Another point you make is that there is only one genetic language on Earth. That is true, but there are some biological organisms that make use of a few amino acids not in the human genome and vice-versa. These are like "dialects" of a human language. Of course, the genetic language has been in development for some three or four billion years, Homo sapiens language for only 100,000, and metaphoric language for less than 10,000. International commerce has pretty much settled on English as the standard and I expect within the next century virtually all people on Earth will speak and understand a common language.

Ira Glickstein

Howard Pattee said...

Of course Ira is correct that any symbol vehicle per se is utterly meaningless until there is an interpreter. Semioticians agree that the concepts of sign and symbol imply an irreducible triadic relation: symbol-interpreter-referent. The interpreter is by far the most complicated, largely arbitrary, and usually ill-defined part of the relation. There is usually ambiguity in where the signs and symbols stop and the interpretation begins.

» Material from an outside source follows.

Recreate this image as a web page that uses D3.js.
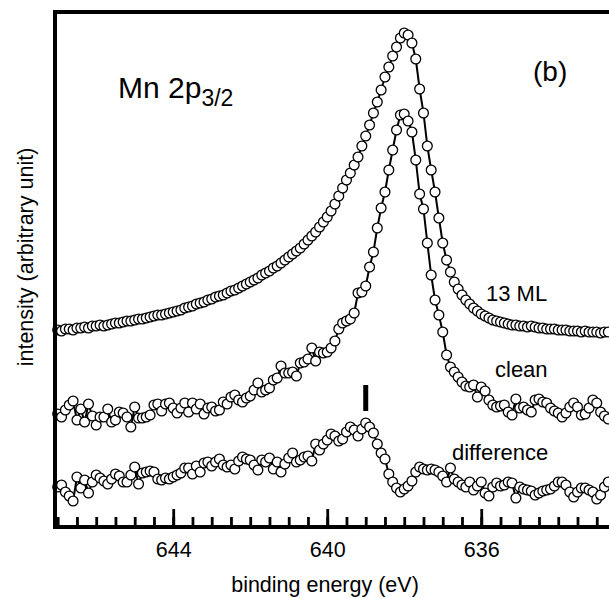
<!DOCTYPE html>
<html>
<head>
<meta charset="utf-8">
<script src="https://cdn.jsdelivr.net/npm/d3@7"></script>
<style>
    body { margin: 0; background: #fff; }
    svg { display: block; font-family: "Liberation Sans", Arial, Helvetica, sans-serif; }
</style>
</head>
<body>
<div id="chart"></div>
<script>
// binding energy grid of the scan (eV)
let energy = [
    647.0, 646.9, 646.8, 646.7, 646.6, 646.5, 646.4, 646.3, 646.2, 646.1,
    646.0, 645.9, 645.8, 645.7, 645.6, 645.5, 645.4, 645.3, 645.2, 645.1,
    645.0, 644.9, 644.8, 644.7, 644.6, 644.5, 644.4, 644.3, 644.2, 644.1,
    644.0, 643.9, 643.8, 643.7, 643.6, 643.5, 643.4, 643.3, 643.2, 643.1,
    643.0, 642.9, 642.8, 642.7, 642.6, 642.5, 642.4, 642.3, 642.2, 642.1,
    642.0, 641.9, 641.8, 641.7, 641.6, 641.5, 641.4, 641.3, 641.2, 641.1,
    641.0, 640.9, 640.8, 640.7, 640.6, 640.5, 640.4, 640.3, 640.2, 640.1,
    640.0, 639.9, 639.8, 639.7, 639.6, 639.5, 639.4, 639.3, 639.2, 639.1,
    639.0, 638.9, 638.8, 638.7, 638.6, 638.5, 638.4, 638.3, 638.2, 638.1,
    638.0, 637.9, 637.8, 637.7, 637.6, 637.5, 637.4, 637.3, 637.2, 637.1,
    637.0, 636.9, 636.8, 636.7, 636.6, 636.5, 636.4, 636.3, 636.2, 636.1,
    636.0, 635.9, 635.8, 635.7, 635.6, 635.5, 635.4, 635.3, 635.2, 635.1,
    635.0, 634.9, 634.8, 634.7, 634.6, 634.5, 634.4, 634.3, 634.2, 634.1,
    634.0, 633.9, 633.8, 633.7, 633.6, 633.5, 633.4, 633.3, 633.2, 633.1,
    633.0, 632.9, 632.8, 632.7
]

// intensities (arbitrary units, spectra already offset)
let ml13 = [
    197, 196, 198, 198, 197, 199, 199, 200, 199, 201,
    201, 202, 201, 202, 203, 204, 204, 205, 206, 206,
    207, 208, 208, 209, 210, 211, 212, 212, 213, 214,
    215, 216, 217, 219, 220, 221, 223, 224, 225, 227,
    228, 230, 231, 232, 234, 236, 237, 239, 241, 243,
    245, 247, 249, 252, 254, 256, 259, 261, 264, 267,
    270, 273, 276, 279, 283, 287, 291, 295, 300, 305,
    310, 316, 323, 331, 339, 347, 354, 362, 370, 381,
    391, 402, 414, 425, 437, 450, 460, 471, 480, 489,
    494, 492, 484, 468, 438, 414, 381, 357, 335, 309,
    284, 267, 255, 245, 238, 232, 227, 223, 219, 216,
    213, 211, 209, 207, 206, 205, 204, 203, 202, 202,
    201, 201, 200, 201, 200, 199, 199, 198, 198, 198,
    197, 197, 197, 196, 196, 196, 195, 196, 195, 195,
    195, 194, 195, 195
]

let clean = [
    113, 110, 117, 122, 126, 107, 118, 105, 123, 111,
    102, 110, 110, 118, 105, 107, 115, 114, 110, 100,
    120, 109, 109, 110, 112, 122, 123, 116, 123, 124,
    119, 114, 119, 124, 115, 124, 118, 123, 113, 119,
    120, 116, 117, 125, 123, 130, 132, 127, 125, 129,
    131, 137, 144, 135, 137, 139, 147, 149, 161, 154,
    154, 155, 151, 164, 165, 168, 179, 166, 175, 174,
    175, 179, 186, 198, 204, 206, 208, 214, 234, 235,
    241, 260, 275, 299, 319, 335, 357, 377, 397, 412,
    413, 406, 395, 367, 333, 318, 284, 252, 227, 212,
    195, 172, 160, 155, 150, 145, 141, 140, 142, 130,
    140, 136, 127, 122, 120, 121, 122, 115, 112, 128,
    119, 120, 117, 115, 127, 128, 125, 124, 119, 116,
    114, 110, 114, 120, 124, 120, 112, 113, 119, 127,
    124, 115, 111, 108
]

let difference = [
    40, 42, 35, 31, 26, 50, 39, 47, 34, 45,
    52, 49, 46, 43, 48, 53, 51, 45, 45, 52,
    60, 43, 54, 55, 56, 55, 48, 47, 49, 48,
    50, 52, 54, 59, 59, 53, 61, 55, 64, 65,
    61, 65, 68, 62, 60, 62, 58, 66, 70, 68,
    67, 62, 57, 67, 65, 69, 58, 65, 55, 63,
    69, 74, 65, 67, 70, 71, 66, 83, 77, 83,
    87, 93, 91, 86, 88, 95, 100, 97, 91, 98,
    104, 100, 94, 83, 74, 68, 53, 45, 39, 35,
    38, 41, 46, 55, 60, 58, 57, 58, 57, 55,
    51, 45, 59, 48, 45, 42, 40, 45, 37, 41,
    45, 34, 31, 40, 44, 41, 42, 45, 44, 29,
    40, 38, 37, 36, 32, 34, 36, 37, 38, 41,
    45, 45, 42, 35, 30, 35, 39, 39, 37, 35,
    28, 32, 40, 45
]

let xTicksMajor = [644, 640, 636]
let seriesNames = ["13 ML", "clean", "difference"]
let markEnergy = 639.0
let markSpan = [116, 142]

let margin = {top: 12, left: 55}
let width = 561
let height = 515

let svg = d3.select("#chart")
    .append("svg")
    .attr("width", 609)
    .attr("height", 598)

svg.append("rect").attr("width", 609).attr("height", 598).attr("fill", "#fff")

let g = svg.append("g")
    .attr("transform", "translate(" + margin.left + "," + margin.top + ")")

let x = d3.scaleLinear().domain([647.07, 632.5]).range([0, width])
let y = d3.scaleLinear().domain([0, 515]).range([height, 0])

// spectra: thin connecting line + open circles
let line = d3.line()
    .x(function (d) { return x(d.e) })
    .y(function (d) { return y(d.v) })

;[ml13, clean, difference].forEach(function (vals) {
    let pts = energy.map(function (e, i) { return {e: e, v: vals[i]} })
    g.append("path")
        .datum(pts)
        .attr("d", line)
        .attr("fill", "none")
        .attr("stroke", "#000")
        .attr("stroke-width", 2)
    g.append("g").selectAll("circle")
        .data(pts)
        .enter()
        .append("circle")
        .attr("cx", function (d) { return x(d.e) })
        .attr("cy", function (d) { return y(d.v) })
        .attr("r", 4.9)
        .attr("fill", "#fff")
        .attr("stroke", "#000")
        .attr("stroke-width", 1.3)
})

// vertical marker above the difference bump
g.append("rect")
    .attr("x", x(markEnergy) - 2.5)
    .attr("y", y(markSpan[1]))
    .attr("width", 5)
    .attr("height", y(markSpan[0]) - y(markSpan[1]))
    .attr("fill", "#000")

// frame
g.append("rect")
    .attr("width", width)
    .attr("height", height)
    .attr("fill", "none")
    .attr("stroke", "#000")
    .attr("stroke-width", 4)

// minor ticks every 0.5 eV (inward)
let minorAxis = g.append("g")
    .attr("transform", "translate(0," + height + ")")
    .call(d3.axisBottom(x).ticks(28).tickSize(-10).tickFormat(""))
minorAxis.select(".domain").remove()
minorAxis.selectAll("line").attr("stroke-width", 2.8)

// major ticks + labels
let majorAxis = g.append("g")
    .attr("transform", "translate(0," + height + ")")
    .call(d3.axisBottom(x).tickValues(xTicksMajor).tickSize(-18).tickPadding(15).tickFormat(d3.format("d")))
majorAxis.select(".domain").remove()
majorAxis.selectAll("line").attr("stroke-width", 2.8)
majorAxis.selectAll("text")
    .attr("font-family", "Liberation Sans, Arial, sans-serif")
    .attr("font-size", 21.5)
    .attr("fill", "#000")

// axis titles
svg.append("text")
    .attr("x", 325)
    .attr("y", 592)
    .attr("text-anchor", "middle")
    .attr("font-size", 21.5)
    .text("binding energy (eV)")

svg.append("text")
    .attr("transform", "translate(33,257) rotate(-90)")
    .attr("text-anchor", "middle")
    .attr("font-size", 21.5)
    .text("intensity (arbitrary unit)")

// panel annotations
let title = svg.append("text")
    .attr("x", 118)
    .attr("y", 98)
    .attr("font-size", 30)
title.append("tspan").text("Mn 2p")
title.append("tspan").attr("font-size", 23).attr("dy", 8).text("3/2")

svg.append("text")
    .attr("x", 533)
    .attr("y", 81)
    .attr("font-size", 28)
    .text("(b)")

let labelPos = [[486, 301], [495, 377], [452, 460]]
svg.selectAll(".serieslabel")
    .data(seriesNames)
    .enter()
    .append("text")
    .attr("class", "serieslabel")
    .attr("x", function (d, i) { return labelPos[i][0] })
    .attr("y", function (d, i) { return labelPos[i][1] })
    .attr("font-size", 22)
    .text(function (d) { return d })
</script>
</body>
</html>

For example, when you hear the word “mosquito” your auditory nerve is not interpreting but just carrying pulse-coded symbols to your brain, the same as when you see a mosquito your optic nerves are just carrying symbols. When and how the brain becomes an interpreter instead of just a symbol processor is not understood. At least when you swat the mosquito we can be sure your brain has made an interpretation. Note that you may be busy at some other task and virtually unconscious of this complicated process.

In order to make the meaning of symbol more precise, I have limited it, by definition, to a structure that is not determined by energy-based physical laws. That just means you can string nucleotides, amino acids, words, or bits together in any order without worrying about their energy requirements. (This is called energy degeneracy.) However, whenever physical laws take over, as in the folding of proteins and subsequent enzyme catalysis, or swatting a mosquito, we are no longer in the symbolic domain, but the energy-based domain.

That is why by my definition of symbol, a gene does no more than describe the structure of proteins. There is no genetic symbol or “verb” that describes the folding or action of the protein. To “imply” verbal action is a human doing the interpretation. Natural language does have symbols for actions, and they can be manipulated symbolically without any energetic action taking place. A symbol for action is not an action.

You suggest that the Earth's biomass uses the genetic language to make statements and ask questions. According to modern evolution theory, the only process by which the Earth influences genes is by natural selection. I think describing natural selection as the Earth making statements is a fine anthropomorphic metaphor, but I don’t see how it could be a testable scientific hypothesis.

Howard Pattee said...

In answering Ira’s disagreements I discovered a logical inconsistency between two of my posts.

I said that genes as symbols can only describe the structure of proteins, and that genes have no symbols (no verbs) to describe their later actions. I think this is correct by my definition of symbol.

But then it follows that the genetic language cannot describe displacements in space and time. I don’t know of any genetic symbols corresponding to verbs and prepositions that in human language allow it to describe displacements. So I conclude that displacement is still a property that distinguishes genetic language from human language. However, I think Ira’s disbelief (7-31-08) that, “there is any such thing [as displacement] in animal language” is empirically questionable. I’ll try to find some counterexamples.